Direction — Retype everything in the listing, leaving each line exactly as it is.

Supplied information —

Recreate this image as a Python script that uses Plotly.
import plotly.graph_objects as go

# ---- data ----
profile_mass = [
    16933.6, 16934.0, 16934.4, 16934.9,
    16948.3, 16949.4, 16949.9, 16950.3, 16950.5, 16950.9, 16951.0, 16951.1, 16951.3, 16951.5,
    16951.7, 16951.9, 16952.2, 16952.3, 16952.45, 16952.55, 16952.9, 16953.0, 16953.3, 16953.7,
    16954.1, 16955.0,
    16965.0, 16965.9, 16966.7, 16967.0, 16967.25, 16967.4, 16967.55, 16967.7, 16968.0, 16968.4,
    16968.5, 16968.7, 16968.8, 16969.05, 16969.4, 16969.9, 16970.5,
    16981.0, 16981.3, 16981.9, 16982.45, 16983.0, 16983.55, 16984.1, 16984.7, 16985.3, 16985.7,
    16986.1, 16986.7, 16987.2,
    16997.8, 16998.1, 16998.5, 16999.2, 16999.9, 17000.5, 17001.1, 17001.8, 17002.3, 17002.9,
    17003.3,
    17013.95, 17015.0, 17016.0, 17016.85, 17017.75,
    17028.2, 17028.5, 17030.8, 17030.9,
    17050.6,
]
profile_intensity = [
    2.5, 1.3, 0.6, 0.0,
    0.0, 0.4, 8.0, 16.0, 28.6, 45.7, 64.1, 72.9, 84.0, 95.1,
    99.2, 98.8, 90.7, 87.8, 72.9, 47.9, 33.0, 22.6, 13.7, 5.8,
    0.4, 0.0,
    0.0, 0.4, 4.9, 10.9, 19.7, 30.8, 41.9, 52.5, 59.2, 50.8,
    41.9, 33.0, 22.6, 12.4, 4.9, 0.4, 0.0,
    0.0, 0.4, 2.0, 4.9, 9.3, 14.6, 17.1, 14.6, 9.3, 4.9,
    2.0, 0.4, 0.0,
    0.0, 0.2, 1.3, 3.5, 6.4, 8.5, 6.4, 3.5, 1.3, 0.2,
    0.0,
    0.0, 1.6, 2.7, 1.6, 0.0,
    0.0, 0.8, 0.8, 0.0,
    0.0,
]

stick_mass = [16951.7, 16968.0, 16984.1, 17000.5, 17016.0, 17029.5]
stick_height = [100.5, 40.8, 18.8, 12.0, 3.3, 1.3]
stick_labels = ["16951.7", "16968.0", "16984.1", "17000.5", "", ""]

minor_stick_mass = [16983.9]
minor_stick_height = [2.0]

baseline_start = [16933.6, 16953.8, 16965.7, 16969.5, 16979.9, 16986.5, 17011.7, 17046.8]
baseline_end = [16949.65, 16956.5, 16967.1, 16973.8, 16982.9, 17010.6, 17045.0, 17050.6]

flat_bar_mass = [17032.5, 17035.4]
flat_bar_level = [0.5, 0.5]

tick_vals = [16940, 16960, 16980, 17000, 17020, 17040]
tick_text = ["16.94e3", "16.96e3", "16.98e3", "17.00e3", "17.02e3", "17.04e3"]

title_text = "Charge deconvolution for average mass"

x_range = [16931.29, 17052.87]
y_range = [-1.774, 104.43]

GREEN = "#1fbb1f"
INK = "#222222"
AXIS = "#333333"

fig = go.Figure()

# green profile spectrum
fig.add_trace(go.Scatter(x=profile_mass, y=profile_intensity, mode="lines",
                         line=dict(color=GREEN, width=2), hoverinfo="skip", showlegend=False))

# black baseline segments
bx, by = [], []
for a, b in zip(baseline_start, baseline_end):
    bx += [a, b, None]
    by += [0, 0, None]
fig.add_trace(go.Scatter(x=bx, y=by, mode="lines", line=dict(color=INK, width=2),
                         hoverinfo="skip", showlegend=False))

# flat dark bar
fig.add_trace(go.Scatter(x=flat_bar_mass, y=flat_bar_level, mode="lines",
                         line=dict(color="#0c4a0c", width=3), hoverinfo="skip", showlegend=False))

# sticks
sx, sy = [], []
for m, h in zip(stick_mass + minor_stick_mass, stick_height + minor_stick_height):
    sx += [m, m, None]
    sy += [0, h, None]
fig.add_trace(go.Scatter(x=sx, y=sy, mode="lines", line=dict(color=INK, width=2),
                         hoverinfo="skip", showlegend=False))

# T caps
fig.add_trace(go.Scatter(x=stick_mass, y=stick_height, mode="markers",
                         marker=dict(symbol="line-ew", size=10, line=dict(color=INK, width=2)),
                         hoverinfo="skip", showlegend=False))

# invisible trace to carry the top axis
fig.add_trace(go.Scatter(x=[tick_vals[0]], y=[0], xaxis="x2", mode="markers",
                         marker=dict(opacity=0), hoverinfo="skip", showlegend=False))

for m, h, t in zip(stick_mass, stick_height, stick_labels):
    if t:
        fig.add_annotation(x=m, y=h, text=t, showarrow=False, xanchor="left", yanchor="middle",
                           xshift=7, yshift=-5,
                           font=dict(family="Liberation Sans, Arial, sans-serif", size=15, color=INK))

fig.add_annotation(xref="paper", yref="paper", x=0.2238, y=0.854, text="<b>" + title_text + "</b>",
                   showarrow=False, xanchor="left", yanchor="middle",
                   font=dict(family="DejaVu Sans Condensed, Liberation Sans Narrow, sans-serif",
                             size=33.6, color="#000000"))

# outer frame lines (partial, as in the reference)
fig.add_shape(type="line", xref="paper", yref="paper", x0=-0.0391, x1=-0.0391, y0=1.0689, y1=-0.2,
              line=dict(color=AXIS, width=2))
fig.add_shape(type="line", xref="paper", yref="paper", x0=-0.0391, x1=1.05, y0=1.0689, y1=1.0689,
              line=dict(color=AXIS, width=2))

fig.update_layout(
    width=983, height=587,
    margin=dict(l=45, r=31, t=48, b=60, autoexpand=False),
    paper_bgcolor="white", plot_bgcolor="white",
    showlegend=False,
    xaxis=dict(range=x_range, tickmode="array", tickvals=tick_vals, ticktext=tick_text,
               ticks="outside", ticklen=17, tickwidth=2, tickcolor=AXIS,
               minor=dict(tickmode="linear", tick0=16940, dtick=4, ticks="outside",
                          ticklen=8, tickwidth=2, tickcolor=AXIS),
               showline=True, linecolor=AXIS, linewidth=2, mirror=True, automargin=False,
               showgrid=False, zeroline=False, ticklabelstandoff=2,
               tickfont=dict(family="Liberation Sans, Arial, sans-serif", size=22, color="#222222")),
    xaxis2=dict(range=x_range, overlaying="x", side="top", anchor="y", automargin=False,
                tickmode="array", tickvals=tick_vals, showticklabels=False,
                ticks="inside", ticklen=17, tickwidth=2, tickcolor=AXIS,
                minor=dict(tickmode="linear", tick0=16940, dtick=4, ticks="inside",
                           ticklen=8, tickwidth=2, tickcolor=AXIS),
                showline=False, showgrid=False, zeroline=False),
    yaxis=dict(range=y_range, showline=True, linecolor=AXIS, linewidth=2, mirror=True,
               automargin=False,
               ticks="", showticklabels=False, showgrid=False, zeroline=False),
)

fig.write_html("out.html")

Finished task —
Recreate this image as a Python script that uses Plotly.
import plotly.graph_objects as go

# ---- data ----
profile_mass = [
    16933.6, 16934.0, 16934.4, 16934.9,
    16948.3, 16949.4, 16949.9, 16950.3, 16950.5, 16950.9, 16951.0, 16951.1, 16951.3, 16951.5,
    16951.7, 16951.9, 16952.2, 16952.3, 16952.45, 16952.55, 16952.9, 16953.0, 16953.3, 16953.7,
    16954.1, 16955.0,
    16965.0, 16965.9, 16966.7, 16967.0, 16967.25, 16967.4, 16967.55, 16967.7, 16968.0, 16968.4,
    16968.5, 16968.7, 16968.8, 16969.05, 16969.4, 16969.9, 16970.5,
    16981.0, 16981.3, 16981.9, 16982.45, 16983.0, 16983.55, 16984.1, 16984.7, 16985.3, 16985.7,
    16986.1, 16986.7, 16987.2,
    16997.8, 16998.1, 16998.5, 16999.2, 16999.9, 17000.5, 17001.1, 17001.8, 17002.3, 17002.9,
    17003.3,
    17013.95, 17015.0, 17016.0, 17016.85, 17017.75,
    17028.2, 17028.5, 17030.8, 17030.9,
    17050.6,
]
profile_intensity = [
    2.5, 1.3, 0.6, 0.0,
    0.0, 0.4, 8.0, 16.0, 28.6, 45.7, 64.1, 72.9, 84.0, 95.1,
    99.2, 98.8, 90.7, 87.8, 72.9, 47.9, 33.0, 22.6, 13.7, 5.8,
    0.4, 0.0,
    0.0, 0.4, 4.9, 10.9, 19.7, 30.8, 41.9, 52.5, 59.2, 50.8,
    41.9, 33.0, 22.6, 12.4, 4.9, 0.4, 0.0,
    0.0, 0.4, 2.0, 4.9, 9.3, 14.6, 17.1, 14.6, 9.3, 4.9,
    2.0, 0.4, 0.0,
    0.0, 0.2, 1.3, 3.5, 6.4, 8.5, 6.4, 3.5, 1.3, 0.2,
    0.0,
    0.0, 1.6, 2.7, 1.6, 0.0,
    0.0, 0.8, 0.8, 0.0,
    0.0,
]

stick_mass = [16951.7, 16968.0, 16984.1, 17000.5, 17016.0, 17029.5]
stick_height = [100.5, 40.8, 18.8, 12.0, 3.3, 1.3]
stick_labels = ["16951.7", "16968.0", "16984.1", "17000.5", "", ""]

minor_stick_mass = [16983.9]
minor_stick_height = [2.0]

baseline_start = [16933.6, 16953.8, 16965.7, 16969.5, 16979.9, 16986.5, 17011.7, 17046.8]
baseline_end = [16949.65, 16956.5, 16967.1, 16973.8, 16982.9, 17010.6, 17045.0, 17050.6]

flat_bar_mass = [17032.5, 17035.4]
flat_bar_level = [0.5, 0.5]

tick_vals = [16940, 16960, 16980, 17000, 17020, 17040]
tick_text = ["16.94e3", "16.96e3", "16.98e3", "17.00e3", "17.02e3", "17.04e3"]

title_text = "Charge deconvolution for average mass"

x_range = [16931.29, 17052.87]
y_range = [-1.774, 104.43]

GREEN = "#1fbb1f"
INK = "#222222"
AXIS = "#333333"

fig = go.Figure()

# green profile spectrum
fig.add_trace(go.Scatter(x=profile_mass, y=profile_intensity, mode="lines",
                         line=dict(color=GREEN, width=2), hoverinfo="skip", showlegend=False))

# black baseline segments
bx, by = [], []
for a, b in zip(baseline_start, baseline_end):
    bx += [a, b, None]
    by += [0, 0, None]
fig.add_trace(go.Scatter(x=bx, y=by, mode="lines", line=dict(color=INK, width=2),
                         hoverinfo="skip", showlegend=False))

# flat dark bar
fig.add_trace(go.Scatter(x=flat_bar_mass, y=flat_bar_level, mode="lines",
                         line=dict(color="#0c4a0c", width=3), hoverinfo="skip", showlegend=False))

# sticks
sx, sy = [], []
for m, h in zip(stick_mass + minor_stick_mass, stick_height + minor_stick_height):
    sx += [m, m, None]
    sy += [0, h, None]
fig.add_trace(go.Scatter(x=sx, y=sy, mode="lines", line=dict(color=INK, width=2),
                         hoverinfo="skip", showlegend=False))

# T caps
fig.add_trace(go.Scatter(x=stick_mass, y=stick_height, mode="markers",
                         marker=dict(symbol="line-ew", size=10, line=dict(color=INK, width=2)),
                         hoverinfo="skip", showlegend=False))

# invisible trace to carry the top axis
fig.add_trace(go.Scatter(x=[tick_vals[0]], y=[0], xaxis="x2", mode="markers",
                         marker=dict(opacity=0), hoverinfo="skip", showlegend=False))

for m, h, t in zip(stick_mass, stick_height, stick_labels):
    if t:
        fig.add_annotation(x=m, y=h, text=t, showarrow=False, xanchor="left", yanchor="middle",
                           xshift=7, yshift=-5,
                           font=dict(family="Liberation Sans, Arial, sans-serif", size=15, color=INK))

fig.add_annotation(xref="paper", yref="paper", x=0.2238, y=0.854, text="<b>" + title_text + "</b>",
                   showarrow=False, xanchor="left", yanchor="middle",
                   font=dict(family="DejaVu Sans Condensed, Liberation Sans Narrow, sans-serif",
                             size=33.6, color="#000000"))

# outer frame lines (partial, as in the reference)
fig.add_shape(type="line", xref="paper", yref="paper", x0=-0.0391, x1=-0.0391, y0=1.0689, y1=-0.2,
              line=dict(color=AXIS, width=2))
fig.add_shape(type="line", xref="paper", yref="paper", x0=-0.0391, x1=1.05, y0=1.0689, y1=1.0689,
              line=dict(color=AXIS, width=2))

fig.update_layout(
    width=983, height=587,
    margin=dict(l=45, r=31, t=48, b=60, autoexpand=False),
    paper_bgcolor="white", plot_bgcolor="white",
    showlegend=False,
    xaxis=dict(range=x_range, tickmode="array", tickvals=tick_vals, ticktext=tick_text,
               ticks="outside", ticklen=17, tickwidth=2, tickcolor=AXIS,
               minor=dict(tickmode="linear", tick0=16940, dtick=4, ticks="outside",
                          ticklen=8, tickwidth=2, tickcolor=AXIS),
               showline=True, linecolor=AXIS, linewidth=2, mirror=True, automargin=False,
               showgrid=False, zeroline=False, ticklabelstandoff=2,
               tickfont=dict(family="Liberation Sans, Arial, sans-serif", size=22, color="#222222")),
    xaxis2=dict(range=x_range, overlaying="x", side="top", anchor="y", automargin=False,
                tickmode="array", tickvals=tick_vals, showticklabels=False,
                ticks="inside", ticklen=17, tickwidth=2, tickcolor=AXIS,
                minor=dict(tickmode="linear", tick0=16940, dtick=4, ticks="inside",
                           ticklen=8, tickwidth=2, tickcolor=AXIS),
                showline=False, showgrid=False, zeroline=False),
    yaxis=dict(range=y_range, showline=True, linecolor=AXIS, linewidth=2, mirror=True,
               automargin=False,
               ticks="", showticklabels=False, showgrid=False, zeroline=False),
)

fig.write_html("out.html")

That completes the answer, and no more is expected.